Schaut man sich die ersten Rezensionen im Internet an (auch ich war interessiert, wie das Album bei den Fans ankommt), bemerkt man, wie sich eine Wand zwischen Band und Altfans aufzutürmen droht. Woran liegt das? Einige Rezensenten bescheinigen Faun einen Hang zum Schlager-Mittelalterpop. Meines Erachtens ist diese Gefahr nicht geboten, denn trotz der deutschen Texte ist das Album vom Schlager-Genre meilenweit entfernt. Die Texte hingegen sind von unterschiedlicher Qualität.
Ein Positivbeispiel für einen gelungenen Text ist die erste Videoauskopplung „Diese kalte Nacht“, Lyrics by Oliver S. Tyr, dem Faun-Mastermind: „Diese Nacht ist kalt und der Wind der bläst / Durch unser Land und wer jetzt noch geht / ist ein armer Tor oder auf dem Weg / Zu der Liebsten die jede Reise lohnt“. Das ist romantisch, aber nicht kitschig, aus meiner Sicht ein guter Text zur Strophe dieses Songs. Ein Gegenbeispiel ist die deutsche Version des irischen Stückes „Siúil a Rún“, das unter dem Titel „Wilde Rose“ doch eine gewisse „Über-Blumigkeit“ nicht verstecken kann.

Warum klingt „Von den Elben“ jetzt also so anders als die Faun, die wir kennen? Einerseits ist es die Genre-Veränderung, die stärker in Richtung Mainstream-Mittelalter geht als früher.
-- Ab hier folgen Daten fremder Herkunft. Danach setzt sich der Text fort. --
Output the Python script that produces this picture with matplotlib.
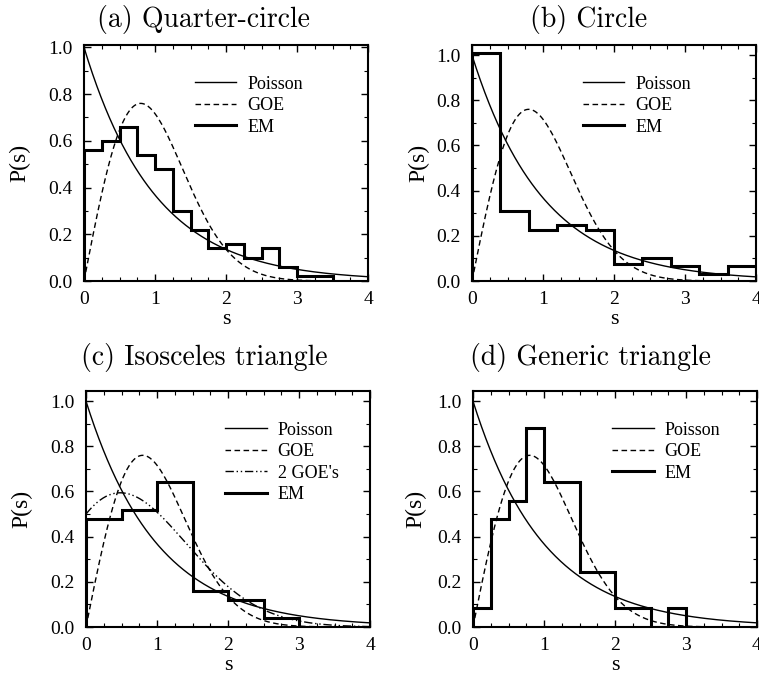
import math
import numpy as np
import matplotlib
matplotlib.use('Agg')
from matplotlib import pyplot as plt
from matplotlib.ticker import MultipleLocator

# histogram data
edges_a = [0, 0.25, 0.5, 0.75, 1.0, 1.25, 1.5, 1.75, 2.0, 2.25, 2.5, 2.75, 3.0, 3.25, 3.5]
em_a = [0.56, 0.60, 0.66, 0.54, 0.48, 0.30, 0.22, 0.14, 0.16, 0.10, 0.14, 0.06, 0.02, 0.02]

edges_b = [0, 0.4, 0.8, 1.2, 1.6, 2.0, 2.4, 2.8, 3.2, 3.6, 4.0]
em_b = [1.01, 0.31, 0.225, 0.25, 0.225, 0.075, 0.10, 0.065, 0.03, 0.065]

edges_c = [0, 0.5, 1.0, 1.5, 2.0, 2.5, 3.0]
em_c = [0.48, 0.52, 0.64, 0.16, 0.12, 0.04]

edges_d = [0, 0.25, 0.5, 0.75, 1.0, 1.5, 2.0, 2.5, 2.75, 3.0]
em_d = [0.085, 0.48, 0.56, 0.88, 0.64, 0.245, 0.085, 0.0, 0.085]

titles = ['(a) Quarter-circle', '(b) Circle', '(c) Isosceles triangle', '(d) Generic triangle']
x_ticks = [0, 1, 2, 3, 4]
x_ticklabels = ['0', '1', '2', '3', '4']
y_ticks = [0, 0.2, 0.4, 0.6, 0.8, 1.0]
y_ticklabels = ['0.0', '0.2', '0.4', '0.6', '0.8', '1.0']

s = np.linspace(0, 4, 400)


def poisson(x):
    return np.exp(-x)


def goe(x):
    return np.pi / 2 * x * np.exp(-np.pi * x ** 2 / 4)


def two_goe(x):
    # superposition of two independent GOE spectra, equal fractions
    erfc = np.vectorize(math.erfc)
    h = x / 2
    e1 = erfc(np.sqrt(np.pi) * h / 2)
    d1 = -np.exp(-np.pi * h ** 2 / 4)
    dd1 = np.pi * h / 2 * np.exp(-np.pi * h ** 2 / 4)
    return 0.5 * (d1 ** 2 + e1 * dd1)


def setup_axes(ax, ytop, ypad):
    ax.set_xlim(0, 4)
    ax.set_ylim(0, ytop)
    ax.xaxis.set_minor_locator(MultipleLocator(0.25))
    ax.yaxis.set_minor_locator(MultipleLocator(0.1))
    ax.set_xticks(x_ticks)
    ax.set_xticklabels(x_ticklabels)
    ax.set_yticks(y_ticks)
    ax.set_yticklabels(y_ticklabels)
    ax.tick_params(which='both', direction='in', top=True, right=True, labelsize=14)
    ax.tick_params(axis='x', pad=7)
    ax.tick_params(axis='y', pad=8)
    ax.tick_params(which='major', length=5, width=1)
    ax.tick_params(which='minor', length=3, width=0.8)
    for sp in ax.spines.values():
        sp.set_linewidth(1.5)
    ax.set_xlabel('s', fontsize=16, labelpad=2)
    ax.set_ylabel('P(s)', fontsize=17, labelpad=ypad)


def main():
    plt.rcParams['font.family'] = ['Liberation Serif', 'DejaVu Serif']
    fig = plt.figure(figsize=(7.59, 6.79), dpi=100)
    W, H = 759, 679
    boxes = [(84, 45, 284, 236), (472, 45, 284, 236), (86, 391, 284, 236), (473, 391, 284, 236)]
    ytops = [1.01, 1.045, 1.045, 1.045]
    ypads = [13, 5, 13, 8]
    title_pos = [(203, 20), (589, 20), (204, 357), (590, 357)]
    data = [(edges_a, em_a), (edges_b, em_b), (edges_c, em_c), (edges_d, em_d)]
    legend_pos = [(0.39, 0.87), (0.39, 0.87), (0.49, 0.87), (0.49, 0.87)]

    for i, (x0, y0, w, h) in enumerate(boxes):
        ax = fig.add_axes([x0 / W, 1 - (y0 + h) / H, w / W, h / H])
        setup_axes(ax, ytops[i], ypads[i])
        ax.plot(s, poisson(s), color='black', lw=1.0, label='Poisson')
        ax.plot(s, goe(s), color='black', lw=1.0, ls=(0, (4, 2.5)), label='GOE')
        if i == 2:
            ax.plot(s, two_goe(s), color='black', lw=1.0, ls=(0, (6, 2, 1, 2, 1, 2)), label="2 GOE's")
        edges, vals = data[i]
        ax.stairs(vals, edges, baseline=0, color='black', lw=2.2, label='EM')
        ax.legend(loc='upper left', bbox_to_anchor=legend_pos[i], frameon=False, fontsize=13,
                  handlelength=2.3, handletextpad=0.6, labelspacing=0.25, borderpad=0,
                  borderaxespad=0)
        tx, ty = title_pos[i]
        fig.text(tx / W, 1 - ty / H, titles[i], family='cmr10', fontsize=20,
                 ha='center', va='center')

    fig.savefig('out.png', dpi=100)


if __name__ == '__main__':
    main()
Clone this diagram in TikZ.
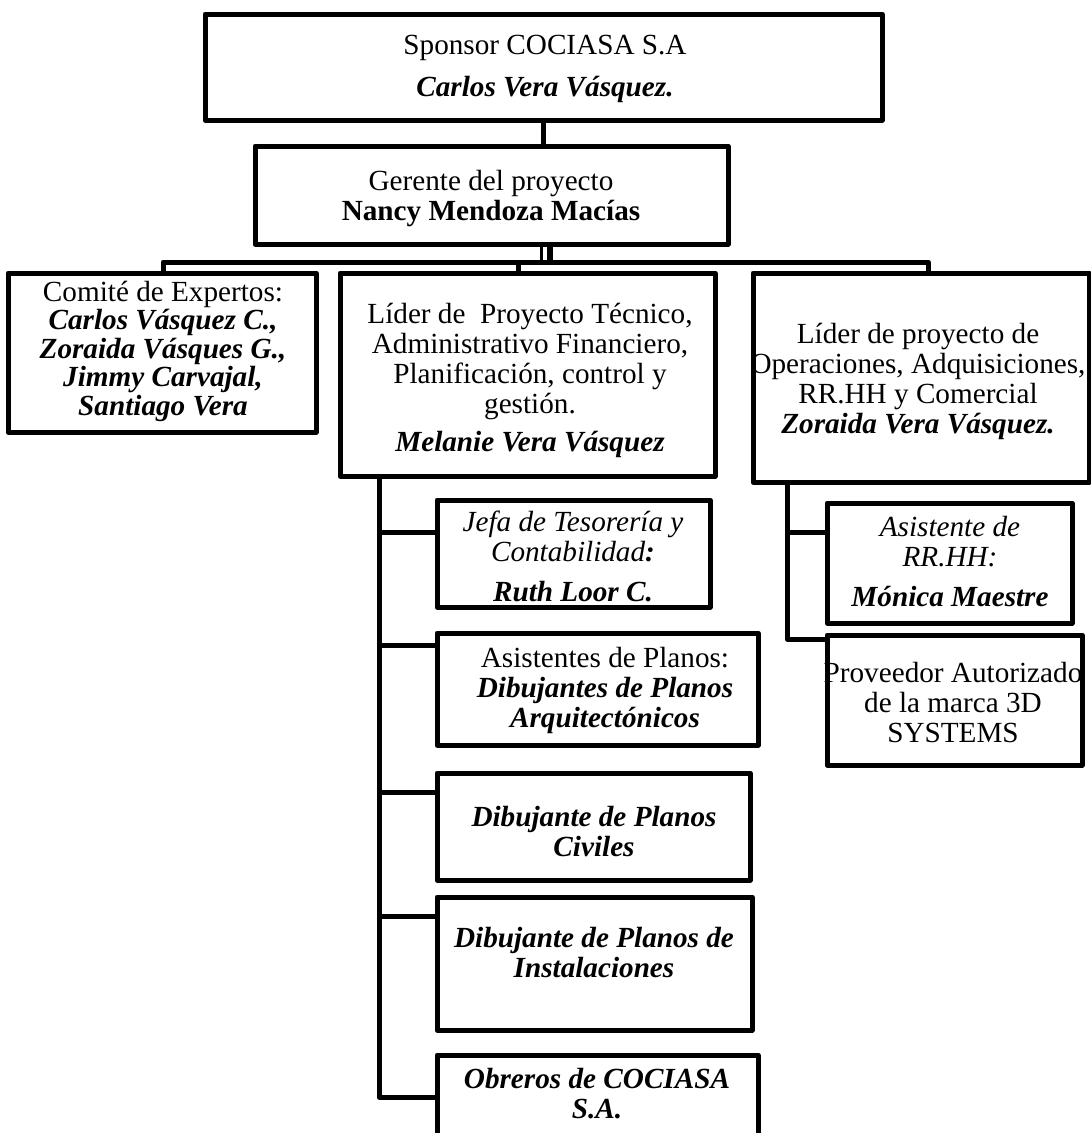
\documentclass[tikz,border=0pt]{standalone}
\usepackage{fontspec}
\setmainfont{Liberation Serif}
\newcommand\nmbi[1]{\textbf{\textit{#1}}}
\begin{document}
\begin{tikzpicture}[x=1pt,y=-1pt,
  orgbox/.style={draw, line width=5pt, line join=round, rectangle, inner sep=0pt},
  txt/.style={align=center, inner sep=0pt, font=\fontsize{29.2}{30}\selectfont},
  tighttxt/.style={txt, font=\fontsize{29.2}{28.5}\selectfont},
  link/.style={line width=5pt, line join=round},
  thinlink/.style={line width=3.5pt},
  thicklink/.style={line width=6pt}]
\useasboundingbox (0,0) rectangle (1091,1133);
\clip (0,0) rectangle (1091,1133);

% boxes
\node[orgbox, minimum width=677, minimum height=106] (sponsor) at (543.5,67) {};
\node[orgbox, minimum width=473, minimum height=98] (gerente) at (491.5,195) {};
\node[orgbox, minimum width=308, minimum height=159] (comite) at (162,352.5) {};
\node[orgbox, minimum width=375, minimum height=203] (lidertec) at (527.5,374.5) {};
\node[orgbox, minimum width=336, minimum height=209] (liderops) at (921,377.5) {};
\node[orgbox, minimum width=273, minimum height=107] (jefa) at (573.5,553.5) {};
\node[orgbox, minimum width=321, minimum height=112] (asisplanos) at (597.5,689) {};
\node[orgbox, minimum width=313, minimum height=107] (civiles) at (593.5,826.5) {};
\node[orgbox, minimum width=315, minimum height=133] (instal) at (594.5,963.5) {};
\node[orgbox, minimum width=321, minimum height=105] (obreros) at (597.5,1107.5) {};
\node[orgbox, minimum width=245, minimum height=120] (rrhh) at (949.5,563) {};
\node[orgbox, minimum width=255, minimum height=130] (proveedor) at (954.5,700) {};

% texts
\node[txt] (sponsor-t) at (545,69) {Sponsor COCIASA S.A\\[12pt]\nmbi{Carlos Vera Vásquez.}};
\node[txt] (gerente-t) at (491,199) {Gerente del proyecto\\\textbf{Nancy Mendoza Macías}};
\node[tighttxt] (comite-t) at (163,351) {Comité de Expertos:\\\nmbi{Carlos Vásquez C.,}\\\nmbi{Zoraida Vásques G.,}\\\nmbi{Jimmy Carvajal,}\\\nmbi{Santiago Vera}};
\node[txt] (lidertec-t) at (530,380) {Líder de\ \ Proyecto Técnico,\\Administrativo Financiero,\\Planificación, control y\\gestión.\\[8pt]\nmbi{Melanie Vera Vásquez}};
\node[txt] (liderops-t) at (918,381) {Líder de proyecto de\\Operaciones, Adquisiciones,\\RR.HH y Comercial\\\nmbi{Zoraida Vera Vásquez.}};
\node[txt] (jefa-t) at (573,556) {\textit{Jefa de Tesorería y}\\\textit{Contabilidad}\nmbi{:}\\[10pt]\nmbi{Ruth Loor C.}};
\node[txt] (asisplanos-t) at (605,690) {Asistentes de Planos:\\\nmbi{Dibujantes de Planos}\\\nmbi{Arquitectónicos}};
\node[txt] (civiles-t) at (594,832) {\nmbi{Dibujante de Planos}\\\nmbi{Civiles}};
\node[txt] (instal-t) at (594,953) {\nmbi{Dibujante de Planos de}\\\nmbi{Instalaciones}};
\node[txt] (obreros-t) at (597,1094) {\nmbi{Obreros de COCIASA}\\\nmbi{S.A.}};
\node[txt] (rrhh-t) at (950,562) {\textit{Asistente de}\\\textit{RR.HH:}\\[10pt]\nmbi{Mónica Maestre}};
\node[txt] (proveedor-t) at (953,703) {Proveedor Autorizado\\de la marca 3D\\SYSTEMS};

% sponsor to project manager
\draw[link] (sponsor.south) -- (sponsor.south |- gerente.north);

% project manager down to the distribution bar
\coordinate (busL) at (163,262);
\coordinate (busR) at (928,262);
\draw[thinlink] (541.5,0 |- gerente.south) -- (541.5,0 |- busL);
\draw[thicklink] (549.5,0 |- gerente.south) -- (549.5,0 |- busL);
\draw[link] (busL |- comite.north) -- (busL) -- (busR) -- (busR |- liderops.north);
\draw[link] (518,0 |- busL) -- (518,0 |- lidertec.north);

% technical leader branch
\draw[link] (379,0 |- lidertec.south) |- (obreros.west |- 0,1097);
\draw[link] (379,532) -- (jefa.west |- 0,532);
\draw[link] (379,645) -- (asisplanos.west |- 0,645);
\draw[link] (379,792) -- (civiles.west |- 0,792);
\draw[link] (379,916) -- (instal.west |- 0,916);

% operations leader branch
\draw[link] (787,0 |- liderops.south) |- (proveedor.west |- 0,639);
\draw[link] (787,532) -- (rrhh.west |- 0,532);
\end{tikzpicture}
\end{document}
Mainstream im Sinne von „gefällig“ oder „bekömmlich“. Aber verändert hat sich auch die Komposition. Das ist nicht verwunderlich, denn während beispielsweise „Totem“ aus 2007 zu 100% musikalisch und textlich von Faun geschrieben wurde (tlw. basierend auf traditionellen Stücken), weist „Von den Elben“ sehr viele Fremdkompositionen und -texte auf. Hier sind Faun dann lediglich Interpret. Auch die Produktion des Albums wurde ausgelagert an das Produzententeam von Valicon (Silbermond, Lena, Eisblume, Glasperlenspiel u.a.). Insgesamt ist alles stärker auf die Gesänge ausgerichtet. Die Leadvocals sind fett, und Chöre unterstützen das Klangvolumen. Der Gangsanteil von Oliver S. Tyr ist mir persönlich zu stark in den Hintergrund gerückt. Duette mit Subway to Sally und Santiano bringen große Namen mit ins Spiel, bereichern das Album künstlerisch aber nur bedingt. Das „Sauflied“ „Tanz mit mir“ ist sehr schwungvoll und macht gewiss auch live Spaß, es hätte aber nicht der künstlerisch und musikalisch gefeiten Band Faun dafür bedurft.

„Von den Elben“ ist ein gut produziertes Mittelalter-Pop-Album in deutscher Sprache, das das Potenzial hat, auch genreübergreifend erfolgreich zu sein. Alle Signale hierfür stehen auf Grün. Viele alteingefleischte Fans stört dies möglicherweise, weil sie den Abbau des „Pagan-Spirit“ ihrer Lieblingsband als notwendig gewordene Unterordnung für den kommerziellen Erfolg interpretieren. In der Tat steht das Album künstlerisch und kompositorisch hinter vielen Altwerken der Band. Und dennoch ist „Von den Elben“ ein gutes Mittelalter-Album geworden, das man empfehlen kann. Die Produktion ist großartig, und wer damit leben kann, dass Erfolg und Kompromissbereitschaft zwei Seiten derselben Medaille sind, der wird auch Zugang zum neuen Album finden. Ich wünsche den Faunen alles nur erdenklich Gute auf ihrem Weg.